Голлербах демонизирует "путейцев": они оказываются жуткими православными антизападниками, неославянофилами наподобие Флоренского. Происходит это потому, что тенденциозно подбираются цитаты - вдруг представителем всей "группы" становится Эрн, а отношение к "западу" характеризуется по очень нетипичным, ура-патриотическим текстам, которые писали многие интеллектуалы в первый год Мировой войны. Путейцы оказываются почти антисемитами, носителями "традиционного христианского понимания еврейства как нации, предавшей Христа" (50) - а ведь в ссылке к этому тезису Голлербах упоминает и замечательную статью Бердяева "Христианство и антисемитизм", прямо полярную антисемитской традиции. Впрочем, к делу это отношения в любом случае не имеет, и Голлербах это знает - ведь с 1912 г. Бердяев от "Пути" отошёл, и в этом смысле рассуждения Голлербаха о его статьях 1915 г. неуместны.

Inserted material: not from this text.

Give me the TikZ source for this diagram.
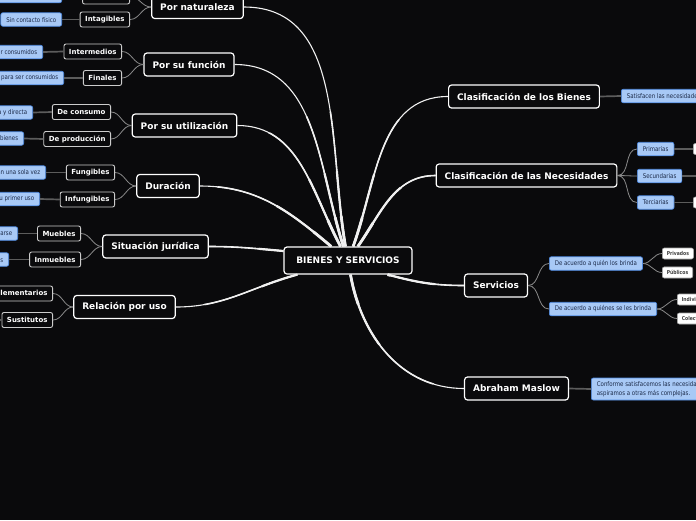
\documentclass[tikz,border=0pt]{standalone}
\usepackage{fontspec}
\setmainfont{DejaVu Sans}
\newfontfamily\notefont[FakeStretch=0.84]{DejaVu Sans}
\definecolor{canvas}{HTML}{0A0A0C}
\definecolor{notefill}{HTML}{A8C9F6}
\definecolor{noteline}{HTML}{4F8BE3}
\definecolor{notetext}{HTML}{1C2A48}
\definecolor{branchgray}{HTML}{8A8A8A}
\definecolor{stubgray}{HTML}{5C5C5C}
% the ten main connectors, drawn once per width
\newcommand{\drawtrunks}[1]{%
    \draw[#1] (naturaleza.east) to[out=0,in=100] (root);
    \draw[#1] (funcion.east) to[out=0,in=108] (root);
    \draw[#1] (utilizacion.east) to[out=0,in=118] (root);
    \draw[#1] (duracion.east) to[out=0,in=140] (root);
    \draw[#1] (situacion.east) to[out=0,in=175] ([yshift=9.5pt]root.west);
    \draw[#1] (relacion.east) to[out=0,in=195] ([xshift=14pt]root.south west);
    \draw[#1] (bienes.west) to[out=180,in=70] (root);
    \draw[#1] (necesidades.west) to[out=180,in=55] (root);
    \draw[#1] (servicios.west) to[out=180,in=-15] ([xshift=-25pt]root.south east);
    \draw[#1] (maslow.west) to[out=180,in=-80] (root);
}
\begin{document}
\begin{tikzpicture}[
        x=1pt, y=1pt,
        root box/.style={
            draw=white,
            line width=1.2pt,
            fill=canvas,
            rounded corners=3pt,
            text=white,
            minimum width=128pt,
            minimum height=27pt,
            font=\bfseries\fontsize{9}{10}\selectfont
        },
        topic box/.style={
            draw=white,
            line width=1.2pt,
            fill=canvas,
            rounded corners=3pt,
            text=white,
            inner xsep=8.5pt,
            minimum height=23pt,
            font=\bfseries\fontsize{9}{10}\selectfont
        },
        sub box/.style={
            draw=white!80!black,
            line width=0.9pt,
            fill=canvas,
            rounded corners=2pt,
            text=white,
            inner xsep=5pt,
            minimum height=15pt,
            font=\bfseries\fontsize{7}{8}\selectfont
        },
        note box/.style={
            draw=noteline,
            line width=0.7pt,
            fill=notefill,
            rounded corners=2pt,
            text=notetext,
            inner xsep=5.5pt,
            minimum height=13.5pt,
            font=\notefont\fontsize{6.5}{8.5}\selectfont
        },
        leaf box/.style={
            draw=white!65!black,
            line width=0.6pt,
            fill=white,
            rounded corners=2pt,
            text=black!75,
            inner xsep=4.5pt,
            minimum height=11pt,
            font=\notefont\bfseries\fontsize{5.4}{6}\selectfont
        },
        trunk/.style={white!94!black, line width=1.1pt},
        branch/.style={branchgray, line width=0.8pt},
        stub/.style={stubgray, line width=1.7pt}
    ]
        \useasboundingbox (0,0) rectangle (696,-520);
        \fill[canvas] (0,0) rectangle (696,-520);
        \clip (0,0) rectangle (696,-520);

        % centre
        \node[root box] (root) at (348,-260.5) {BIENES Y SERVICIOS};

        % left topics
        \node[topic box] (naturaleza) at (197.5,-7) {Por naturaleza};
        \node[topic box] (funcion) at (189,-64.5) {Por su función};
        \node[topic box] (utilizacion) at (184.5,-125.5) {Por su utilización};
        \node[topic box] (duracion) at (168,-186) {Duración};
        \node[topic box] (situacion) at (155.5,-246.5) {Situación jurídica};
        \node[topic box] (relacion) at (124.5,-307) {Relación por uso};

        % right topics
        \node[topic box] (bienes) at (524,-96.5) {Clasificación de los Bienes};
        \node[topic box] (necesidades) at (526.5,-175.5) {Clasificación de las Necesidades};
        \node[topic box] (servicios) at (496,-285.5) {Servicios};
        \node[topic box] (maslow) at (516.5,-388.5) {Abraham Maslow};

        % left sub topics
        \node[sub box, anchor=east, minimum width=47pt] (tangibles) at (130,3.5) {};
        \node[sub box, anchor=east] (intangibles) at (130,-19.5) {Intagibles};
        \node[sub box, anchor=east] (intermedios) at (122,-51.5) {Intermedios};
        \node[sub box, anchor=east] (finales) at (122,-78) {Finales};
        \node[sub box, anchor=east] (consumo) at (111,-112) {De consumo};
        \node[sub box, anchor=east] (produccion) at (111,-139) {De producción};
        \node[sub box, anchor=east] (fungibles) at (115,-172.5) {Fungibles};
        \node[sub box, anchor=east] (infungibles) at (115,-199.5) {Infungibles};
        \node[sub box, anchor=east] (muebles) at (81,-233.5) {Muebles};
        \node[sub box, anchor=east] (inmuebles) at (81,-259.5) {Inmuebles};
        \node[sub box, anchor=east] (complementarios) at (53,-293.5) {Complementarios};
        \node[sub box, anchor=east] (sustitutos) at (53,-320) {Sustitutos};
        \coordinate (sustitutosnote) at (-6,-320);

        % left notes
        \node[note box, anchor=east, minimum width=70pt] (tangiblesnote) at (62,4) {};
        \node[note box, anchor=east] (intangiblesnote) at (62,-19.5) {Sin contacto físico};
        \node[note box, anchor=east] (intermediosnote) at (43,-52) {Se transforman antes de ser consumidos};
        \node[note box, anchor=east] (finalesnote) at (64,-78) {Listos en su forma definitiva para ser consumidos};
        \node[note box, anchor=east] (consumonote) at (33,-112.5) {Satisfacen la necesidad de forma inmediata y directa};
        \node[note box, anchor=east] (produccionnote) at (24,-138.5) {Sirven para producir otros bienes};
        \node[note box, anchor=east] (fungiblesnote) at (46,-172.5) {Se utilizan una sola vez};
        \node[note box, anchor=east] (infungiblesnote) at (40,-199) {No se agotan con su primer uso};
        \node[note box, anchor=east] (mueblesnote) at (18,-233.5) {Pueden trasladarse};
        \node[note box, anchor=east] (inmueblesnote) at (9,-259.5) {Bienes raíces};

        % right notes and leaves
        \node[note box, anchor=west] (bienesnote) at (621,-96) {Satisfacen las necesidades humanas};
        \node[note box, anchor=west] (primarias) at (637,-149) {Primarias};
        \node[note box, anchor=west] (secundarias) at (637,-176) {Secundarias};
        \node[note box, anchor=west] (terciarias) at (637,-202.5) {Terciarias};
        \node[leaf box, anchor=west, minimum width=30pt] (primariasleaf) at (693,-149) {};
        \coordinate (secundariasleaf) at (700,-176);
        \node[leaf box, anchor=west, minimum width=30pt] (terciariasleaf) at (693,-202.5) {};
        \node[note box, anchor=west] (quien) at (549,-263.5) {De acuerdo a quién los brinda};
        \node[note box, anchor=west] (quienes) at (549,-309) {De acuerdo a quiénes se les brinda};
        \node[leaf box, anchor=west] (privados) at (662,-253.5) {Privados};
        \node[leaf box, anchor=west] (publicos) at (662,-272.5) {Públicos};
        \node[leaf box, anchor=west] (individuales) at (677,-299.5) {Individuales};
        \node[leaf box, anchor=west] (colectivos) at (677,-318.5) {Colectivos};
        \node[note box, anchor=west, align=left, minimum height=22pt] (maslownote) at (591,-389)
            {Conforme satisfacemos las necesidades básicas,\\aspiramos a otras más complejas.};

        % trunks, thicker towards the centre
        \drawtrunks{trunk}
        \begin{scope}
            \clip (root) circle (150pt);
            \drawtrunks{trunk, line width=1.6pt}
        \end{scope}
        \begin{scope}
            \clip (root) circle (90pt);
            \drawtrunks{trunk, line width=2.2pt}
        \end{scope}
        \begin{scope}
            \clip (root) circle (45pt);
            \drawtrunks{trunk, line width=2.8pt}
        \end{scope}

        % branches
        \draw[branch] (naturaleza.west) to[out=180,in=0] (tangibles.east);
        \draw[branch] (naturaleza.west) to[out=180,in=0] (intangibles.east);
        \draw[branch] (funcion.west) to[out=180,in=0] (intermedios.east);
        \draw[branch] (funcion.west) to[out=180,in=0] (finales.east);
        \draw[branch] (utilizacion.west) to[out=180,in=0] (consumo.east);
        \draw[branch] (utilizacion.west) to[out=180,in=0] (produccion.east);
        \draw[branch] (duracion.west) to[out=180,in=0] (fungibles.east);
        \draw[branch] (duracion.west) to[out=180,in=0] (infungibles.east);
        \draw[branch] (situacion.west) to[out=180,in=0] (muebles.east);
        \draw[branch] (situacion.west) to[out=180,in=0] (inmuebles.east);
        \draw[branch] (relacion.west) to[out=180,in=0] (complementarios.east);
        \draw[branch] (relacion.west) to[out=180,in=0] (sustitutos.east);
        \draw[branch] (necesidades.east) to[out=0,in=180] (primarias.west);
        \draw[branch] (necesidades.east) to[out=0,in=180] (secundarias.west);
        \draw[branch] (necesidades.east) to[out=0,in=180] (terciarias.west);
        \draw[branch] (servicios.east) to[out=0,in=180] (quien.west);
        \draw[branch] (servicios.east) to[out=0,in=180] (quienes.west);
        \draw[branch] (quien.east) to[out=0,in=180] (privados.west);
        \draw[branch] (quien.east) to[out=0,in=180] (publicos.west);
        \draw[branch] (quienes.east) to[out=0,in=180] (individuales.west);
        \draw[branch] (quienes.east) to[out=0,in=180] (colectivos.west);

        % stubs
        \draw[stub] (tangibles.west) -- (tangiblesnote.east);
        \draw[stub] (intangibles.west) -- (intangiblesnote.east);
        \draw[stub] (intermedios.west) -- (intermediosnote.east);
        \draw[stub] (finales.west) -- (finalesnote.east);
        \draw[stub] (consumo.west) -- (consumonote.east);
        \draw[stub] (produccion.west) -- (produccionnote.east);
        \draw[stub] (fungibles.west) -- (fungiblesnote.east);
        \draw[stub] (infungibles.west) -- (infungiblesnote.east);
        \draw[stub] (muebles.west) -- (mueblesnote.east);
        \draw[stub] (inmuebles.west) -- (inmueblesnote.east);
        \draw[stub] (sustitutos.west) -- (sustitutosnote);
        \draw[stub] (bienes.east) -- (bienesnote.west);
        \draw[stub] (primarias.east) -- (primariasleaf.west);
        \draw[stub] (secundarias.east) -- (secundariasleaf);
        \draw[stub] (terciarias.east) -- (terciariasleaf.west);
        \draw[stub] (maslow.east) -- (maslownote.west);
    \end{tikzpicture}
\end{document}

"Путейцы" оказываются преемниками Победоносцева (57). Голлербах целиком принимает характеристику издательства, данную полицейским осведомителем в 1911 году: "самое право крыло кадетизма" (59). Чтобы представить издательство правее, чем оно было, в его идеологи притягивается Флоренский ("роль Флоренского в "Пути" была весьма значительной и во многом определяющей" (112), хотя никаких доказательств этому не приводится (кроме упоминаний о "высокой оценке" Флоренского Трубецким и Морозовой). Совершенно загадочным является установление 1919 года как последней даты функционирования "Пути", хотя, конечно, после революции издательство уже не существовало и ничего не выпускало. Голлербах объясняет: "в этот период предприятие неославянофилов занималось не выпуском книг, а исключительно общественно-политической деятельностью" (266). Таким образом, любая речь Булгакова оказывается частью "предприятия" в целом. С таким же успехом можно Советскую власть считать делом "предприятия "Искры".

В реальности никаких "путейцев" не было. Трубецкой в августе 1910 г. писал Морозовой: "Нам нужно не дилетантское богостроительство Бердяева и не постное масло Булгакова".

К числу прямых ошибок можно отнести то, что С.М.Соловьев отнесен к числу "петербургских", либеральных деятелей - тогда как он был деятелем безусловно московским, и если критиковал "Путь", то именно как москвич и отнюдь не сторонник Мережковского. Лучшая часть книга - вторая половина, реферативно-библиографический обзор (слегка систематизированный) отзывов об изданиях "Пути" представителей разных течений.

Как фирменный знак круга Колерова - упрек: мол, издание Гершензона неудовлетворительно с точки зрения "позднейших стандартов". Оцеживание библиографических комаров: не просто Бердяев Н. Опыты, а Бердяев Н.[А]. Опыты...

Любопытно о Рачинском: был женат на дочери Мамонтова (кузине Морозовой) и с 1902 г. вместе с женой был пайщиком типографии А.И.Мамонтова.